- Born: December 28, 1952 Varkala, Trivandrum, India
- Died: November 13, 1995 (aged 42) Mumbai
- Cause of death: Murder
- Occupations: Entrepreneur; Aviator;
- Known for: founding the East-West Airlines

= Thakiyudeen Abdul Wahid =

Indian entrepreneur and aviator

Thakiyudeen Abdul Wahid was an Indian entrepreneur and aviator. He was the Founder and Managing Director of the now-defunct East-West Airlines, the first scheduled private airline in the country. He was murdered on 13 November 1995.

== Early life ==
Wahid was born in Varkala of Trivandrum district in Kerala on 28 December 1952. He had a modest educational background and studied till 9th grade. His father Abdul Wahid Musliar was a dried fish merchant and mother Salma Beevi a house wife.

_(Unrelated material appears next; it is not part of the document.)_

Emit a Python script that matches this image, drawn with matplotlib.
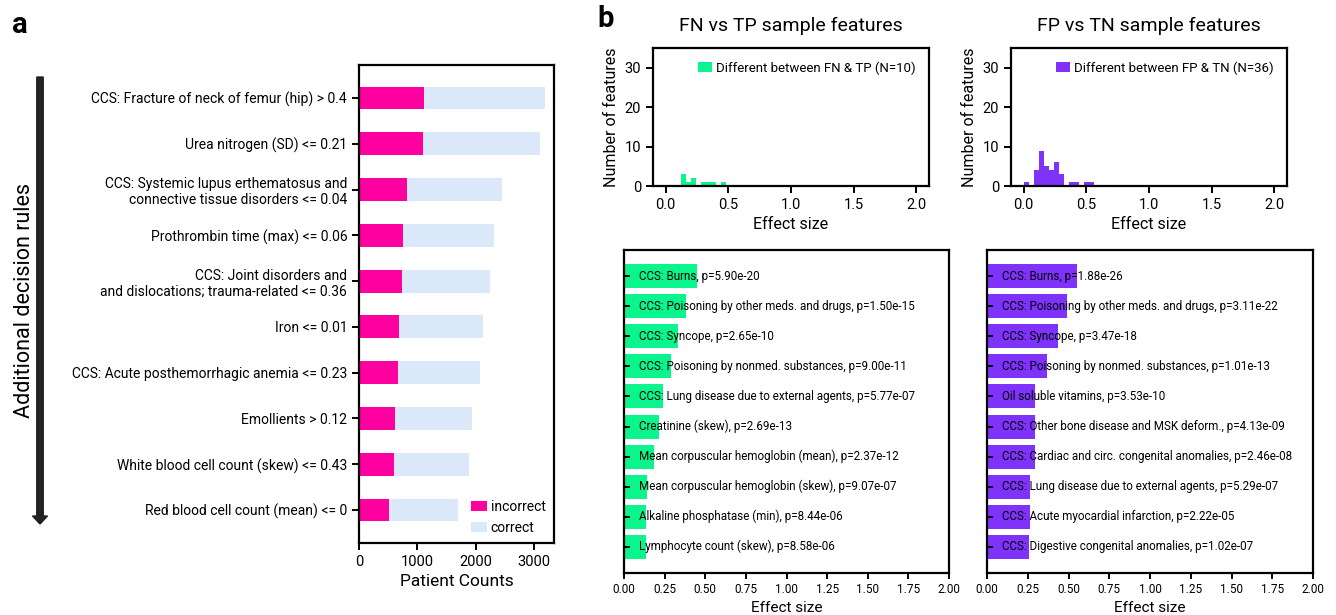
import matplotlib
matplotlib.use("Agg")
import matplotlib.pyplot as plt
import numpy as np

plt.rcParams['font.family'] = ['Roboto', 'DejaVu Sans']

# ---------------- data ----------------
rules = [
    "CCS: Fracture of neck of femur (hip) > 0.4",
    "Urea nitrogen (SD) <= 0.21",
    "CCS: Systemic lupus erthematosus and\nconnective tissue disorders <= 0.04",
    "Prothrombin time (max) <= 0.06",
    "CCS: Joint disorders and\nand dislocations; trauma-related <= 0.36",
    "Iron <= 0.01",
    "CCS: Acute posthemorrhagic anemia <= 0.23",
    "Emollients > 0.12",
    "White blood cell count (skew) <= 0.43",
    "Red blood cell count (mean) <= 0",
]
incorrect = [1105, 1090, 815, 750, 733, 680, 664, 612, 596, 510]
correct = [2080, 2010, 1638, 1567, 1516, 1449, 1414, 1330, 1295, 1194]

hist_bins = np.round(np.arange(0, 2.0001, 0.04), 2)
fn_hist_counts = [0, 0, 0, 3, 1, 2, 0, 1, 1, 1, 0, 1]
fp_hist_counts = [1, 0, 4, 9, 5, 4, 6, 3, 0, 1, 1, 0, 1, 1]

fn_features = [
    "CCS: Burns", "CCS: Poisoning by other meds. and drugs", "CCS: Syncope",
    "CCS: Poisoning by nonmed. substances", "CCS: Lung disease due to external agents",
    "Creatinine (skew)", "Mean corpuscular hemoglobin (mean)",
    "Mean corpuscular hemoglobin (skew)", "Alkaline phosphatase (min)",
    "Lymphocyte count (skew)",
]
fn_effect = [0.448, 0.38, 0.331, 0.288, 0.238, 0.214, 0.183, 0.14, 0.134, 0.134]
fn_pvals = [5.90e-20, 1.50e-15, 2.65e-10, 9.00e-11, 5.77e-07, 2.69e-13, 2.37e-12,
            9.07e-07, 8.44e-06, 8.58e-06]

fp_features = [
    "CCS: Burns", "CCS: Poisoning by other meds. and drugs", "CCS: Syncope",
    "CCS: Poisoning by nonmed. substances", "Oil soluble vitamins",
    "CCS: Other bone disease and MSK deform.", "CCS: Cardiac and circ. congenital anomalies",
    "CCS: Lung disease due to external agents", "CCS: Acute myocardial infarction",
    "CCS: Digestive congenital anomalies",
]
fp_effect = [0.551, 0.49, 0.435, 0.367, 0.293, 0.293, 0.293, 0.263, 0.263, 0.256]
fp_pvals = [1.88e-26, 3.11e-22, 3.47e-18, 1.01e-13, 3.53e-10, 4.13e-09, 2.46e-08,
            5.29e-07, 2.22e-05, 1.02e-07]

PINK = "#FF00A0"
LIGHT = "#DAE8FA"
GREEN = "#0AF58C"
PURPLE = "#7F33FA"

W, H = 1336, 615
fig = plt.figure(figsize=(W / 100, H / 100), dpi=100)


def rect(l, t, r, b):
    return [l / W, 1 - b / H, (r - l) / W, (b - t) / H]


def style(ax):
    for s in ax.spines.values():
        s.set_linewidth(1.6)
    ax.tick_params(width=1.4)


# ---------------- panel a ----------------
axa = fig.add_axes(rect(359, 65, 554, 543))
y = np.arange(len(rules))
axa.barh(y, incorrect, height=0.5, color=PINK, label="incorrect")
axa.barh(y, correct, left=incorrect, height=0.5, color=LIGHT, label="correct")
axa.set_yticks(y)
axa.set_yticklabels(rules, fontsize=10)
axa.set_ylim(9.72, -0.72)
axa.set_xlim(0, 3340)
axa.set_xticks([0, 1000, 2000, 3000])
axa.tick_params(axis='x', labelsize=10.5, length=5)
axa.tick_params(axis='y', length=5)
axa.set_xlabel("Patient Counts", fontsize=12.5)
axa.legend(loc="lower right", frameon=False, fontsize=10, handlelength=1.1,
           handleheight=0.8, handletextpad=0.3, borderaxespad=0.2, labelspacing=0.5)
style(axa)

fig.text(12 / W, 1 - 25 / H, "a", fontsize=21, fontweight="bold", va="center", ha="left")
fig.text(25 / W, 1 - 300 / H, "Additional decision rules", fontsize=15.5, rotation=90,
         va="center", ha="center")
fig.patches.append(matplotlib.patches.FancyArrow(
    40 / W, 1 - 77 / H, 0, -(447) / H, width=6.5 / W, head_width=15 / W,
    head_length=8 / H, length_includes_head=True, color="#222222",
    transform=fig.transFigure, figure=fig))

fig.text(597 / W, 1 - 19 / H, "b", fontsize=21, fontweight="bold", va="center", ha="left")

# ---------------- histograms ----------------
def hist_panel(axrect, counts, color, label, title):
    ax = fig.add_axes(axrect)
    edges = hist_bins[:len(counts) + 1]
    centers = (edges[:-1] + edges[1:]) / 2
    ax.hist(centers, bins=edges, weights=counts, color=color, label=label)
    ax.set_xlim(-0.1, 2.1)
    ax.set_ylim(0, 35)
    ax.set_xticks([0.0, 0.5, 1.0, 1.5, 2.0])
    ax.set_yticks([0, 10, 20, 30])
    ax.tick_params(labelsize=10.5, length=5)
    ax.set_xlabel("Effect size", fontsize=11.5)
    ax.set_ylabel("Number of features", fontsize=11.5)
    ax.set_title(title, fontsize=14, pad=12)
    ax.legend(loc="upper right", frameon=False, fontsize=9.5, handlelength=1.1,
              handleheight=0.8, handletextpad=0.3, borderaxespad=0.6)
    style(ax)
    return ax


hist_panel(rect(653, 48, 929, 186), fn_hist_counts, GREEN,
           "Different between FN & TP (N=10)", "FN vs TP sample features")
hist_panel(rect(1011, 48, 1287, 186), fp_hist_counts, PURPLE,
           "Different between FP & TN (N=36)", "FP vs TN sample features")


# ---------------- bar panels ----------------
def bar_panel(axrect, effects, names, pvals, color):
    ax = fig.add_axes(axrect)
    yy = np.arange(len(effects))
    ax.barh(yy, effects, height=0.8, color=color)
    for i, (n, p) in enumerate(zip(names, pvals)):
        ax.text(0.09, i, f"{n}, p={p:.2e}", va="center", ha="left", fontsize=8.4)
    ax.set_ylim(9.88, -0.88)
    ax.set_xlim(0, 2.0)
    ax.set_yticks(yy)
    ax.set_yticklabels([])
    ax.tick_params(axis='y', direction='in', length=4)
    ax.set_xticks(np.arange(0, 2.01, 0.25))
    ax.tick_params(axis='x', labelsize=8.5, length=4)
    ax.set_xlabel("Effect size", fontsize=11, labelpad=3)
    style(ax)
    return ax


bar_panel(rect(624, 250, 949, 573), fn_effect, fn_features, fn_pvals, GREEN)
bar_panel(rect(987, 250, 1313, 573), fp_effect, fp_features, fp_pvals, PURPLE)

fig.savefig("out.png", dpi=100)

He was a drop out from Sree Narayana College Kollam and began his Pravasi life through association with Ahmed Mansoor Al Aali (AMA Group) of Bahrain. He started a recruitment agency in 1980's for this entity in Bombay.

== Career ==
He began his business career with a travel agency with his brothers in Dadar, Mumbai to recruit manpower to Gulf countries. He started East-West Airlines in 1992 when the Indian Government reformed the airline industry by its "open skies policy". East-West Airlines commenced commercial operations on 28 February 1992.

The airline shut down its operations in 1996 after his death in 1995.

== Death ==
Wahid was shot dead on 13 November 1995 near his office in Mumbai.